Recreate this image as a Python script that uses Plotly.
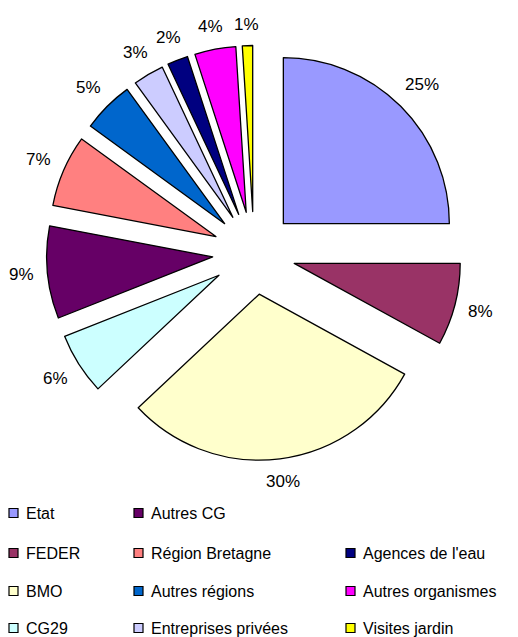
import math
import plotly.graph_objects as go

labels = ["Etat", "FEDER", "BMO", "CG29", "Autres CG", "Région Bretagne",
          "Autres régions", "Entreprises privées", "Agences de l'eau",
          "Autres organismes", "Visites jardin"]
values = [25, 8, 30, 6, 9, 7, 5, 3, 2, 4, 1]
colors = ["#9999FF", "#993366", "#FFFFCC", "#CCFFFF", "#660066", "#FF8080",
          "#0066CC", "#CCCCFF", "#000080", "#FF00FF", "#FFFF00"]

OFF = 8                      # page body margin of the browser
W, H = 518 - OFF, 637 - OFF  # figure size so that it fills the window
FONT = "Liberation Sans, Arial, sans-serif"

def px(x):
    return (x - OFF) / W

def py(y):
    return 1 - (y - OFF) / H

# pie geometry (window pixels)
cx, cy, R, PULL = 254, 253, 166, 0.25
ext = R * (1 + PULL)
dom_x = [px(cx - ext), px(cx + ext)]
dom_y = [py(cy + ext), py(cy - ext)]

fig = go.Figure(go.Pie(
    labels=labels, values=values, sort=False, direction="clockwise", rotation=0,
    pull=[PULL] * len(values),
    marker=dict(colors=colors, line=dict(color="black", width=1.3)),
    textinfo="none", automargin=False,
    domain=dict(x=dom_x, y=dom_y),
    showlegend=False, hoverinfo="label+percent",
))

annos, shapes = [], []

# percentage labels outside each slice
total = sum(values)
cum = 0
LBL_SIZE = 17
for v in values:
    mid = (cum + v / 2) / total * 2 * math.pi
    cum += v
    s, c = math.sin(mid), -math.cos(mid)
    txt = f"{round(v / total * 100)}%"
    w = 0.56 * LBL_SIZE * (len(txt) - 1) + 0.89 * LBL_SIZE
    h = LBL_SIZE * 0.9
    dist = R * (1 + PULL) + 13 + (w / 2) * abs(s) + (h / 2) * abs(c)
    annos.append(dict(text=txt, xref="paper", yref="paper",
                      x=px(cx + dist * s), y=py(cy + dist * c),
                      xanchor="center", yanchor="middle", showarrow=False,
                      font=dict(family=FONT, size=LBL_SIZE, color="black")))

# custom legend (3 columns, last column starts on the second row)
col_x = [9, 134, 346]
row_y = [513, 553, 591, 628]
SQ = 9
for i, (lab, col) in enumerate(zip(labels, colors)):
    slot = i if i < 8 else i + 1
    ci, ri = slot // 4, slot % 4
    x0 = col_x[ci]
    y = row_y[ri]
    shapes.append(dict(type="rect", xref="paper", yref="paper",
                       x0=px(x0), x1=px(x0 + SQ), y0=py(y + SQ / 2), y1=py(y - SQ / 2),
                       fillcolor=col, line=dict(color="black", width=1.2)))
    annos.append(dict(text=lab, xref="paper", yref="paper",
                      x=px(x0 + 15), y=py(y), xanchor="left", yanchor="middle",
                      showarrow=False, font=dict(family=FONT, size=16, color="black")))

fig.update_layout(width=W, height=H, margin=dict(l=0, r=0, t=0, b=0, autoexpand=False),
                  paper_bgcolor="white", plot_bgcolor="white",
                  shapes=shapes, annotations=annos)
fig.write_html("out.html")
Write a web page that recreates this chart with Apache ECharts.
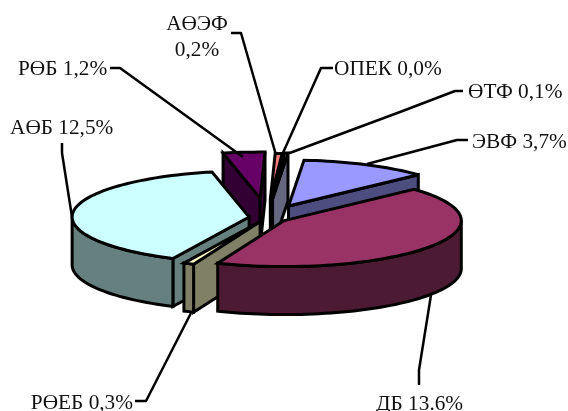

**********

**Direction**
Leave out the pictures, and give all the records again exactly.

**Reply**
Recreate this image as a Python script that uses Plotly.
import math
import plotly.graph_objects as go

labels = ["Etat", "FEDER", "BMO", "CG29", "Autres CG", "Région Bretagne",
          "Autres régions", "Entreprises privées", "Agences de l'eau",
          "Autres organismes", "Visites jardin"]
values = [25, 8, 30, 6, 9, 7, 5, 3, 2, 4, 1]
colors = ["#9999FF", "#993366", "#FFFFCC", "#CCFFFF", "#660066", "#FF8080",
          "#0066CC", "#CCCCFF", "#000080", "#FF00FF", "#FFFF00"]

OFF = 8                      # page body margin of the browser
W, H = 518 - OFF, 637 - OFF  # figure size so that it fills the window
FONT = "Liberation Sans, Arial, sans-serif"

def px(x):
    return (x - OFF) / W

def py(y):
    return 1 - (y - OFF) / H

# pie geometry (window pixels)
cx, cy, R, PULL = 254, 253, 166, 0.25
ext = R * (1 + PULL)
dom_x = [px(cx - ext), px(cx + ext)]
dom_y = [py(cy + ext), py(cy - ext)]

fig = go.Figure(go.Pie(
    labels=labels, values=values, sort=False, direction="clockwise", rotation=0,
    pull=[PULL] * len(values),
    marker=dict(colors=colors, line=dict(color="black", width=1.3)),
    textinfo="none", automargin=False,
    domain=dict(x=dom_x, y=dom_y),
    showlegend=False, hoverinfo="label+percent",
))

annos, shapes = [], []

# percentage labels outside each slice
total = sum(values)
cum = 0
LBL_SIZE = 17
for v in values:
    mid = (cum + v / 2) / total * 2 * math.pi
    cum += v
    s, c = math.sin(mid), -math.cos(mid)
    txt = f"{round(v / total * 100)}%"
    w = 0.56 * LBL_SIZE * (len(txt) - 1) + 0.89 * LBL_SIZE
    h = LBL_SIZE * 0.9
    dist = R * (1 + PULL) + 13 + (w / 2) * abs(s) + (h / 2) * abs(c)
    annos.append(dict(text=txt, xref="paper", yref="paper",
                      x=px(cx + dist * s), y=py(cy + dist * c),
                      xanchor="center", yanchor="middle", showarrow=False,
                      font=dict(family=FONT, size=LBL_SIZE, color="black")))

# custom legend (3 columns, last column starts on the second row)
col_x = [9, 134, 346]
row_y = [513, 553, 591, 628]
SQ = 9
for i, (lab, col) in enumerate(zip(labels, colors)):
    slot = i if i < 8 else i + 1
    ci, ri = slot // 4, slot % 4
    x0 = col_x[ci]
    y = row_y[ri]
    shapes.append(dict(type="rect", xref="paper", yref="paper",
                       x0=px(x0), x1=px(x0 + SQ), y0=py(y + SQ / 2), y1=py(y - SQ / 2),
                       fillcolor=col, line=dict(color="black", width=1.2)))
    annos.append(dict(text=lab, xref="paper", yref="paper",
                      x=px(x0 + 15), y=py(y), xanchor="left", yanchor="middle",
                      showarrow=False, font=dict(family=FONT, size=16, color="black")))

fig.update_layout(width=W, height=H, margin=dict(l=0, r=0, t=0, b=0, autoexpand=False),
                  paper_bgcolor="white", plot_bgcolor="white",
                  shapes=shapes, annotations=annos)
fig.write_html("out.html")
Write a web page that recreates this chart with Apache ECharts.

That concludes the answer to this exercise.